The yen and Swiss franc weakened against most of their major counterparts on evidence of recovery in the world’s largest economies, supporting demand for higher- yielding assets.
The euro advanced to a two-month high against the dollar after a report showed German consumer confidence will rise in August as economic growth accelerates. Figures tomorrow are forecast to show orders for U.S. durable goods rose last month. The Swiss franc fell to the lowest level in more than a month versus the euro as stocks in Europe and Asia advanced.
“We’re still in a tentative risk-on environment,” said John Hydeskov, a currency analyst at Danske Bank A/S in Copenhagen. “The yen won’t be much stronger than this, and it’s a good time to sell the currency.”
The yen depreciated 0.9 percent to 113.87 per euro at 7:23 a.m. in New York, from 112.89 yesterday, after reaching 113.91, the weakest level since June 3. The yen slid 0.6 percent to 87.41 per dollar, from 86.88. Japan’s currency will trade at 95 per dollar in six months, Hydeskov said. The dollar slid 0.2 percent to $1.3023 per euro, from $1.2994, after reaching $1.3037, the weakest level since May 10. The Swiss franc depreciated 1.1 percent to 1.3775 per euro, from 1.3625, after declining to 1.3781, the weakest since June 21.

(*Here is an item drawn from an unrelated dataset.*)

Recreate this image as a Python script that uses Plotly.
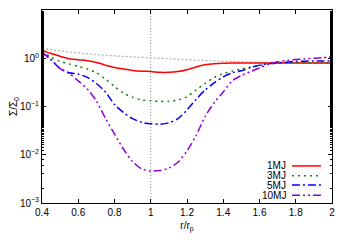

The MSCI World Index of stocks advanced 0.3 percent. Futures on the Standard & Poor’s 500 Index rose 0.6 percent a day after the Dow Jones Industrial Average erased this year’s decline and advanced 1 percent.
European Bank Profit
UBS AG, Switzerland’s biggest bank, and Deutsche Bank AG, Germany’s largest, reported second-quarter profits that surpassed analysts’ estimates, driving the Stoxx Europe 600 Index up 0.7 percent.
Europe’s common currency tends to gain when stocks advance. The euro’s value versus the yen had a correlation of 0.9 with the MSCI World Index in the past four months, Bloomberg data show. A reading of 1 would mean the two moved in lockstep.
“The sell-off in the franc today is purely a function of increased risk appetite,” said Christian Lawrence, a foreign- exchange strategist at Royal Bank of Canada in London. “Risk is better, and we’re seeing shares gain across the board.”
A German consumer sentiment index based on a survey of 2,000 people will climb to 3.9 in August from a revised 3.6 this month, the Nuremberg-based market research company GfK AG said in a statement today. The median forecast of 25 estimates in a Bloomberg News survey was for the index to remain unchanged at July’s initial reading of 3.5.
U.S. durable-goods orders gained 1 percent in June after falling a revised 0.6 percent in the previous month, a Bloomberg survey showed before the data’s release.
Plosser on Stimulus
Federal Reserve Bank of Philadelphia President Charles Plosser said it’s too soon for the central bank to bolster record U.S. monetary stimulus in response to slower-than- forecast gains in economic growth and employment.
“Talk of new efforts to stimulate the economy are premature right now,” Plosser said yesterday in an interview with Bloomberg News in Washington. “I don’t think the data have been sufficiently compelling one way or another.”
Australia’s dollar held above 90 U.S. cents and New Zealand’s was near its strongest level since January on expectations both economies are gaining momentum.
Australia’s statistics bureau is forecast to report tomorrow that consumer prices increased in the second quarter at the quickest pace since September 2009. New Zealand’s central bank will raise borrowing costs on July 29, according to a Bloomberg survey of economists.
“The risk to the Australian and New Zealand dollars is for further strength in the short term,” said Mike Jones, a currency strategist at Bank of New Zealand Ltd. in Wellington. “Wednesday’s CPI looks to be very important in shaping expectations for future RBA policy.”
Australia’s dollar advanced 0.3 percent to 90.49 U.S. cents after reaching 90.65 cents, the highest level since May 10. New Zealand’s dollar gained 0.4 percent to 73.67 cents after reaching 73.75, the highest level since Jan. 19.
New Zealand’s annual trade balance widened to NZ$729.5 million ($536 million) in the 12 months ended June 30, from a NZ$91 million surplus in the year through May, economists forecast before the statistics bureau’s report on July 29.
Japan’s large manufacturers expect the yen to average 90.16 against the dollar in the six months to March 2011, according to the Bank of Japan’s Tankan survey released July 1.
Nomura Holdings Inc. cut forecasts for the dollar against the yen, citing a slowing U.S. economy and expectations the Fed won’t raise interest rates until the first half of 2011.
The firm expects the dollar to trade at 90 yen by the third quarter of this year compared with 95 yen previously, it said in a research note dated yesterday. The greenback will finish 2010 at 87.5 yen compared with an earlier estimate of 97 yen.
The euro has dropped 7.9 percent this year, the biggest loss among developed-world currencies, according to Bloomberg Correlation-Weighted Indices. The dollar is up 2.5 percent, and the yen has advanced 11 percent.